• Problem details:
All of the material should be reproduced exactly, with pictures left out.

==*==

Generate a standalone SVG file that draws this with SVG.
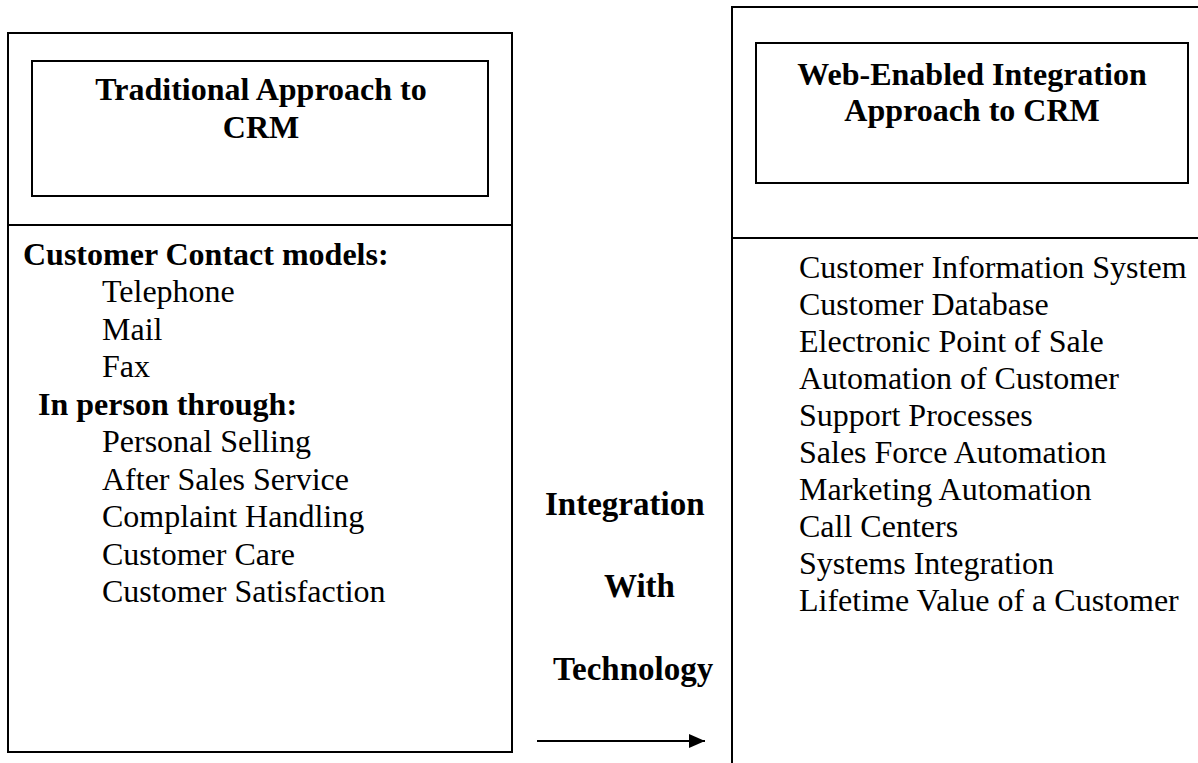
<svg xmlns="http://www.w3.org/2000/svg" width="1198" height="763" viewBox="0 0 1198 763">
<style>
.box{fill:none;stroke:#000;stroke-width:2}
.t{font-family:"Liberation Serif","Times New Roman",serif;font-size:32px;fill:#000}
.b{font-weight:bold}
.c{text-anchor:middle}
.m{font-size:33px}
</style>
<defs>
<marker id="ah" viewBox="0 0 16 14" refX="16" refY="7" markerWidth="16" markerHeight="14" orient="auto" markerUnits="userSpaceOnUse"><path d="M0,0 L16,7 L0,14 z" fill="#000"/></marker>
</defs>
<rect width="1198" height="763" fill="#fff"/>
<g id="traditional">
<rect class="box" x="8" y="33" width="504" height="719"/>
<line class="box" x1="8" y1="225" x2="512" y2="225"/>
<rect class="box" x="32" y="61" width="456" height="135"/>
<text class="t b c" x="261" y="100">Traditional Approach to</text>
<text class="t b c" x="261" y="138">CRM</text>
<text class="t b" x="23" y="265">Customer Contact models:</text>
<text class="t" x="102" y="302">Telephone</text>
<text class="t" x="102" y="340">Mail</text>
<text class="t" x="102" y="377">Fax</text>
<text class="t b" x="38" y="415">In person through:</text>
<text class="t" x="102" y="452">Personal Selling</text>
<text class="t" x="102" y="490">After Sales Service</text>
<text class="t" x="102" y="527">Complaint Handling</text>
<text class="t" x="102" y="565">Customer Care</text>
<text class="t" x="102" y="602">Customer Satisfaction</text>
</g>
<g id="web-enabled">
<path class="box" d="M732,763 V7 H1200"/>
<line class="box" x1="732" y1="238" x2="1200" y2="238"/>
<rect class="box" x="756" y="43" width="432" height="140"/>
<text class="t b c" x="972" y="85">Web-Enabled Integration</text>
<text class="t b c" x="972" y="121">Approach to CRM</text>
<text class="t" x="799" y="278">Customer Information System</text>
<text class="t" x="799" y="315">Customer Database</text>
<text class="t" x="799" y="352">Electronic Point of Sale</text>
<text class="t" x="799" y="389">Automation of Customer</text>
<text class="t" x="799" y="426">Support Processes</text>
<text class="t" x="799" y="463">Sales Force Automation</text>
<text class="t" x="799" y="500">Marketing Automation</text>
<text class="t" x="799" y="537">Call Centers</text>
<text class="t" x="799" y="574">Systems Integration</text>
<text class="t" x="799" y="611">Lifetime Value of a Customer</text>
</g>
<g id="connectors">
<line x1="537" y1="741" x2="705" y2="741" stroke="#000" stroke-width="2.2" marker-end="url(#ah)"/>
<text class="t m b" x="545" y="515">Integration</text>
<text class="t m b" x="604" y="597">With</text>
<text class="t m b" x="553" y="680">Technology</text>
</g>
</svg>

==*==

• Exercise response:
Generate a standalone SVG file that draws this with SVG.
<svg xmlns="http://www.w3.org/2000/svg" width="1198" height="763" viewBox="0 0 1198 763">
<style>
.box{fill:none;stroke:#000;stroke-width:2}
.t{font-family:"Liberation Serif","Times New Roman",serif;font-size:32px;fill:#000}
.b{font-weight:bold}
.c{text-anchor:middle}
.m{font-size:33px}
</style>
<defs>
<marker id="ah" viewBox="0 0 16 14" refX="16" refY="7" markerWidth="16" markerHeight="14" orient="auto" markerUnits="userSpaceOnUse"><path d="M0,0 L16,7 L0,14 z" fill="#000"/></marker>
</defs>
<rect width="1198" height="763" fill="#fff"/>
<g id="traditional">
<rect class="box" x="8" y="33" width="504" height="719"/>
<line class="box" x1="8" y1="225" x2="512" y2="225"/>
<rect class="box" x="32" y="61" width="456" height="135"/>
<text class="t b c" x="261" y="100">Traditional Approach to</text>
<text class="t b c" x="261" y="138">CRM</text>
<text class="t b" x="23" y="265">Customer Contact models:</text>
<text class="t" x="102" y="302">Telephone</text>
<text class="t" x="102" y="340">Mail</text>
<text class="t" x="102" y="377">Fax</text>
<text class="t b" x="38" y="415">In person through:</text>
<text class="t" x="102" y="452">Personal Selling</text>
<text class="t" x="102" y="490">After Sales Service</text>
<text class="t" x="102" y="527">Complaint Handling</text>
<text class="t" x="102" y="565">Customer Care</text>
<text class="t" x="102" y="602">Customer Satisfaction</text>
</g>
<g id="web-enabled">
<path class="box" d="M732,763 V7 H1200"/>
<line class="box" x1="732" y1="238" x2="1200" y2="238"/>
<rect class="box" x="756" y="43" width="432" height="140"/>
<text class="t b c" x="972" y="85">Web-Enabled Integration</text>
<text class="t b c" x="972" y="121">Approach to CRM</text>
<text class="t" x="799" y="278">Customer Information System</text>
<text class="t" x="799" y="315">Customer Database</text>
<text class="t" x="799" y="352">Electronic Point of Sale</text>
<text class="t" x="799" y="389">Automation of Customer</text>
<text class="t" x="799" y="426">Support Processes</text>
<text class="t" x="799" y="463">Sales Force Automation</text>
<text class="t" x="799" y="500">Marketing Automation</text>
<text class="t" x="799" y="537">Call Centers</text>
<text class="t" x="799" y="574">Systems Integration</text>
<text class="t" x="799" y="611">Lifetime Value of a Customer</text>
</g>
<g id="connectors">
<line x1="537" y1="741" x2="705" y2="741" stroke="#000" stroke-width="2.2" marker-end="url(#ah)"/>
<text class="t m b" x="545" y="515">Integration</text>
<text class="t m b" x="604" y="597">With</text>
<text class="t m b" x="553" y="680">Technology</text>
</g>
</svg>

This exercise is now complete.